ETF Trends
ETF Trends
  • Slew of multi-factor ETFs have come to market in recent years
  • Some aim to deliver to investors participation in bull markets while defending against retreating equity prices
  • JPUS is one such fund that can be viewed as such as an ETF

A slew of multi-factor exchange traded funds have come to market in recent years, some of which aim to deliver to investors participation in bull markets while defending against retreating equity prices. The JPMorgan Diversified Return US Equity ETF (NYSEArca: JPUS), which debuted in September, can be viewed as such an ETF.

JPUS tries to reflect the performance of the Russell 1000 Diversified Factor Index, which is comprised of U.S. stocks taken from the Russell 1000 index and selects components based on a diversified set of factor characteristics, such as relative valuation, price momentum and quality. Additionally, securities are diversified across industries. The underlying index may also utilize up to 20% of its assets in exchange traded futures to better track the underlying index.

Through its multi-factor indexing methodology, JPUS could provide better risk-adjusted returns than the broader large-cap benchmark. Specifically, its its enhanced indexing process would allow the ETF to exclude expensive, low quality companies with poor momentum.

The ETF “assigns composite style scores to large- and mid-cap U.S. stocks based on their value, momentum, and profitability (return on equity) characteristics. But it measures each stock’s style characteristics relative to its category peers and offers broad exposure to the market, only filtering out the lowest-scoring stocks. In fact, about 82% of its portfolio overlaps with the Russell 1000 Index,” according to a recent Morningstar note.

JPUS is currently positioned defensively with a third of its combined weight allocated to defensive consumer staples and utilities stocks. Healthcare and consumer discretionary names combine for almost 28 percent of the ETF’s weight.

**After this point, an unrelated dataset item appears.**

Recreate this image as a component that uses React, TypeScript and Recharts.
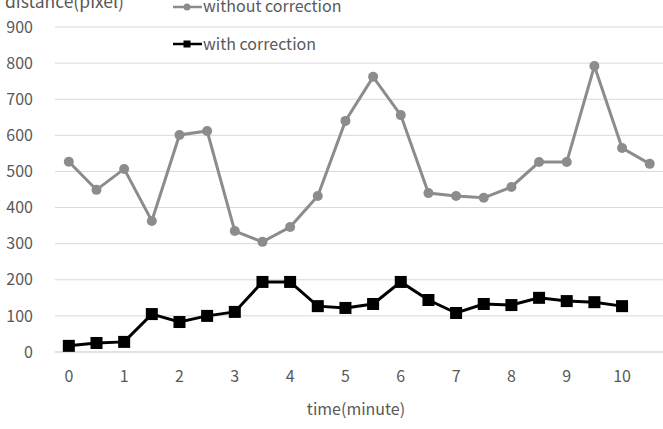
import { LineChart, Line, XAxis, YAxis, CartesianGrid } from "recharts";

const times = [0, 0.5, 1, 1.5, 2, 2.5, 3, 3.5, 4, 4.5, 5, 5.5, 6, 6.5, 7, 7.5, 8, 8.5, 9, 9.5, 10, 10.5];
const withoutCorrection = [527, 449, 507, 363, 601, 612, 335, 305, 346, 432, 640, 762, 656, 440, 432, 427, 457, 526, 526, 792, 565, 521];
const withCorrection = [17, 25, 28, 105, 83, 100, 111, 194, 194, 127, 122, 133, 194, 144, 108, 133, 130, 150, 141, 138, 127, null];
const xTicks = [0, 1, 2, 3, 4, 5, 6, 7, 8, 9, 10];
const yTicks = [0, 100, 200, 300, 400, 500, 600, 700, 800, 900];

const data = times.map((t, i) => ({
  t,
  without: withoutCorrection[i],
  with: withCorrection[i],
}));

const FONT = "'Noto Sans CJK KR', 'Noto Sans', sans-serif";
const TEXT = "#595959";
const GRAY = "#8c8c8c";

const SquareDot = (props: any) => {
  const { cx, cy } = props;
  if (cx == null || cy == null) return null;
  return <rect x={cx - 6} y={cy - 6} width={12} height={12} fill="#000" />;
};

// legend and axis titles drawn over the chart
const Overlay = () => (
  <svg width={663} height={429} style={{ position: "absolute", left: 0, top: 0, pointerEvents: "none" }}>
    <g fontFamily={FONT} fontSize={16} fill={TEXT}>
      <text x={5} y={8} fontSize={17.5}>distance(pixel)</text>
      <text x={356} y={415} textAnchor="middle">time(minute)</text>
      <text x={203} y={12}>without correction</text>
      <text x={203} y={50}>with correction</text>
    </g>
    <line x1={173} y1={7} x2={202} y2={7} stroke={GRAY} strokeWidth={2.5} />
    <circle cx={187} cy={7} r={3.5} fill={GRAY} />
    <line x1={173} y1={44} x2={202} y2={44} stroke="#000" strokeWidth={2.5} />
    <rect x={183.5} y={40.5} width={7} height={7} fill="#000" />
  </svg>
);

export default function App() {
  return (
    <div style={{ position: "absolute", left: 0, top: 0, width: 663, height: 429, background: "#fff", overflow: "hidden" }}>
      <LineChart width={663} height={429} data={data} margin={{ top: 27, right: 0, bottom: 47, left: 0 }}>
        <CartesianGrid vertical={false} stroke="#d9d9d9" strokeWidth={1} />
        <XAxis
          dataKey="t"
          type="number"
          domain={[-0.25, 10.74]}
          ticks={xTicks}
          axisLine={{ stroke: "#d9d9d9" }}
          tickLine={false}
          tickMargin={13}
          height={30}
          tick={{ fill: TEXT, fontSize: 16, fontFamily: FONT }}
        />
        <YAxis
          domain={[0, 900]}
          ticks={yTicks}
          width={55}
          axisLine={false}
          tickLine={false}
          tickMargin={16}
          tick={{ fill: TEXT, fontSize: 16, fontFamily: FONT }}
        />
        <Line
          dataKey="without"
          name="without correction"
          stroke={GRAY}
          strokeWidth={3}
          dot={{ r: 5, fill: GRAY, stroke: GRAY, strokeWidth: 0 }}
          isAnimationActive={false}
        />
        <Line
          dataKey="with"
          name="with correction"
          stroke="#000"
          strokeWidth={3}
          dot={<SquareDot />}
          isAnimationActive={false}
        />
      </LineChart>
      <Overlay />
    </div>
  );
}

Energy, which until recently has been a laggard, is one of the smallest sector weights in JPUS at 3.5 percent.

“The biggest difference is that the JPMorgan fund weights its holdings by the inverse of their volatility during the past year, so that the least volatile stocks receive the largest weightings in the portfolio. This gives the fund a defensive posture that should help it weather market downturns better than most, but it could detract from performance in bull markets,” adds Morningstar.